__Task brief__. Reproduce every line of the material below, but drop the pictures.

__Supplied information__.

☆ ☆ ☆ ☆ ☆

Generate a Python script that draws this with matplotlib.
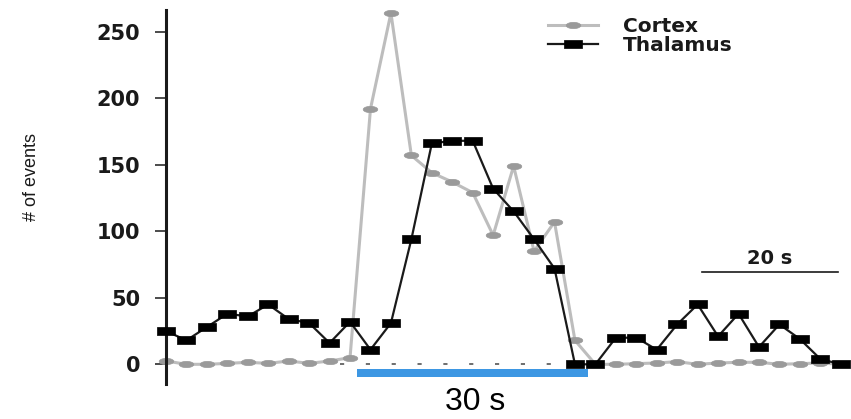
import numpy as np
import matplotlib
matplotlib.use("Agg")
import matplotlib.pyplot as plt
from matplotlib.patches import Rectangle

# ---- data (time bins) ----
bins = list(range(34))
thalamus = [25, 18, 28, 38, 36, 45, 34, 31, 16, 32, 11, 31, 94, 166, 168, 168,
            132, 115, 94, 72, 0, 0, 20, 20, 11, 30, 45, 21, 38, 13, 30, 19, 4, 0]
cortex = [2.5, 0, 0, 0.7, 1.5, 0.7, 2.5, 0.7, 2.5, 5, 192, 264, 157, 144, 137, 129,
          97, 149, 85, 107, 18, 0, 0, 0.5, 1, 2, 0, 1, 1.5, 1.5, 0, 0.5, 1, 0]
yticks = [0, 50, 100, 150, 200, 250]
series_labels = ["Cortex", "Thalamus"]

# annotation extents (in bin units)
stim_start, stim_end = 9.34, 20.64
scale_start, scale_end = 26.2, 32.85

TXT = "#1a1a1a"

fig = plt.figure(figsize=(8.51, 4.19), dpi=100)
ax = fig.add_axes([166 / 851, 35 / 419, 1 - 166 / 851, 374 / 419])
ax.set_xlim(0, 33.5)
ax.set_ylim(-14.8, 266.3)

# custom wide markers
rect = [(-1, -0.47), (1, -0.47), (1, 0.47), (-1, 0.47), (-1, -0.47)]
t = np.linspace(0, 2 * np.pi, 40)
ellipse = list(zip(np.cos(t), 0.43 * np.sin(t)))

# dashed baseline
ax.plot([8.5, 19.9], [0, 0], ls=(0, (2.5, 13)), color="#555555", lw=1.2, zorder=1)

ax.plot(bins, cortex, color="#bdbdbd", lw=2.2, marker=ellipse, markersize=10.5,
        markerfacecolor="#9a9a9a", markeredgecolor="#9a9a9a", markeredgewidth=0.5,
        label=series_labels[0], zorder=2, clip_on=False)
ax.plot(bins, thalamus, color="#1a1a1a", lw=1.6, marker=rect, markersize=13.5,
        markerfacecolor="black", markeredgecolor="black", markeredgewidth=0.5,
        label=series_labels[1], zorder=3, clip_on=False)

# spines and ticks
for s in ["top", "right", "bottom"]:
    ax.spines[s].set_visible(False)
ax.spines["left"].set_linewidth(2.2)
ax.spines["left"].set_color("#1a1a1a")
ax.set_xticks([])
ax.set_yticks(yticks)
ax.tick_params(axis="y", length=8, width=1.1, pad=10.5, colors=TXT,
               labelsize=15)
for lab in ax.get_yticklabels():
    lab.set_fontfamily("DejaVu Sans")
    lab.set_fontweight("bold")
    lab.set_color(TXT)

# stimulus bar
ax.add_patch(Rectangle((stim_start, -9.3), stim_end - stim_start, 6.1,
                       facecolor="#3d97e3", edgecolor="none", clip_on=False, zorder=1))
ax.text(15.1, -28.2, "30 s", ha="center", va="center", fontsize=23,
        family="Liberation Sans", color="black", clip_on=False)

# scale bar
ax.plot([scale_start, scale_end], [69.6, 69.6], color="#1a1a1a", lw=1.2)
ax.text(29.5, 79.9, "20 s", ha="center", va="center", fontsize=14,
        family="DejaVu Sans", fontweight="bold", color=TXT)

# y label
fig.text(31 / 851, 1 - 177 / 419, "# of events", rotation=90, ha="center",
         va="center", fontsize=13, family="Liberation Sans", color=TXT)

leg = ax.legend(loc="upper left", bbox_to_anchor=(548 / 851, 1 - 17 / 419),
                bbox_transform=fig.transFigure, frameon=False, borderpad=0,
                borderaxespad=0, handlelength=2.5, handletextpad=1.2,
                labelspacing=0.0, numpoints=1,
                prop={"family": "DejaVu Sans", "weight": "bold", "size": 14.5})
for txt in leg.get_texts():
    txt.set_color(TXT)

fig.savefig("out.png", dpi=100)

☆ ☆ ☆ ☆ ☆

__Task response__.
Generate a Python script that draws this with matplotlib.
import numpy as np
import matplotlib
matplotlib.use("Agg")
import matplotlib.pyplot as plt
from matplotlib.patches import Rectangle

# ---- data (time bins) ----
bins = list(range(34))
thalamus = [25, 18, 28, 38, 36, 45, 34, 31, 16, 32, 11, 31, 94, 166, 168, 168,
            132, 115, 94, 72, 0, 0, 20, 20, 11, 30, 45, 21, 38, 13, 30, 19, 4, 0]
cortex = [2.5, 0, 0, 0.7, 1.5, 0.7, 2.5, 0.7, 2.5, 5, 192, 264, 157, 144, 137, 129,
          97, 149, 85, 107, 18, 0, 0, 0.5, 1, 2, 0, 1, 1.5, 1.5, 0, 0.5, 1, 0]
yticks = [0, 50, 100, 150, 200, 250]
series_labels = ["Cortex", "Thalamus"]

# annotation extents (in bin units)
stim_start, stim_end = 9.34, 20.64
scale_start, scale_end = 26.2, 32.85

TXT = "#1a1a1a"

fig = plt.figure(figsize=(8.51, 4.19), dpi=100)
ax = fig.add_axes([166 / 851, 35 / 419, 1 - 166 / 851, 374 / 419])
ax.set_xlim(0, 33.5)
ax.set_ylim(-14.8, 266.3)

# custom wide markers
rect = [(-1, -0.47), (1, -0.47), (1, 0.47), (-1, 0.47), (-1, -0.47)]
t = np.linspace(0, 2 * np.pi, 40)
ellipse = list(zip(np.cos(t), 0.43 * np.sin(t)))

# dashed baseline
ax.plot([8.5, 19.9], [0, 0], ls=(0, (2.5, 13)), color="#555555", lw=1.2, zorder=1)

ax.plot(bins, cortex, color="#bdbdbd", lw=2.2, marker=ellipse, markersize=10.5,
        markerfacecolor="#9a9a9a", markeredgecolor="#9a9a9a", markeredgewidth=0.5,
        label=series_labels[0], zorder=2, clip_on=False)
ax.plot(bins, thalamus, color="#1a1a1a", lw=1.6, marker=rect, markersize=13.5,
        markerfacecolor="black", markeredgecolor="black", markeredgewidth=0.5,
        label=series_labels[1], zorder=3, clip_on=False)

# spines and ticks
for s in ["top", "right", "bottom"]:
    ax.spines[s].set_visible(False)
ax.spines["left"].set_linewidth(2.2)
ax.spines["left"].set_color("#1a1a1a")
ax.set_xticks([])
ax.set_yticks(yticks)
ax.tick_params(axis="y", length=8, width=1.1, pad=10.5, colors=TXT,
               labelsize=15)
for lab in ax.get_yticklabels():
    lab.set_fontfamily("DejaVu Sans")
    lab.set_fontweight("bold")
    lab.set_color(TXT)

# stimulus bar
ax.add_patch(Rectangle((stim_start, -9.3), stim_end - stim_start, 6.1,
                       facecolor="#3d97e3", edgecolor="none", clip_on=False, zorder=1))
ax.text(15.1, -28.2, "30 s", ha="center", va="center", fontsize=23,
        family="Liberation Sans", color="black", clip_on=False)

# scale bar
ax.plot([scale_start, scale_end], [69.6, 69.6], color="#1a1a1a", lw=1.2)
ax.text(29.5, 79.9, "20 s", ha="center", va="center", fontsize=14,
        family="DejaVu Sans", fontweight="bold", color=TXT)

# y label
fig.text(31 / 851, 1 - 177 / 419, "# of events", rotation=90, ha="center",
         va="center", fontsize=13, family="Liberation Sans", color=TXT)

leg = ax.legend(loc="upper left", bbox_to_anchor=(548 / 851, 1 - 17 / 419),
                bbox_transform=fig.transFigure, frameon=False, borderpad=0,
                borderaxespad=0, handlelength=2.5, handletextpad=1.2,
                labelspacing=0.0, numpoints=1,
                prop={"family": "DejaVu Sans", "weight": "bold", "size": 14.5})
for txt in leg.get_texts():
    txt.set_color(TXT)

fig.savefig("out.png", dpi=100)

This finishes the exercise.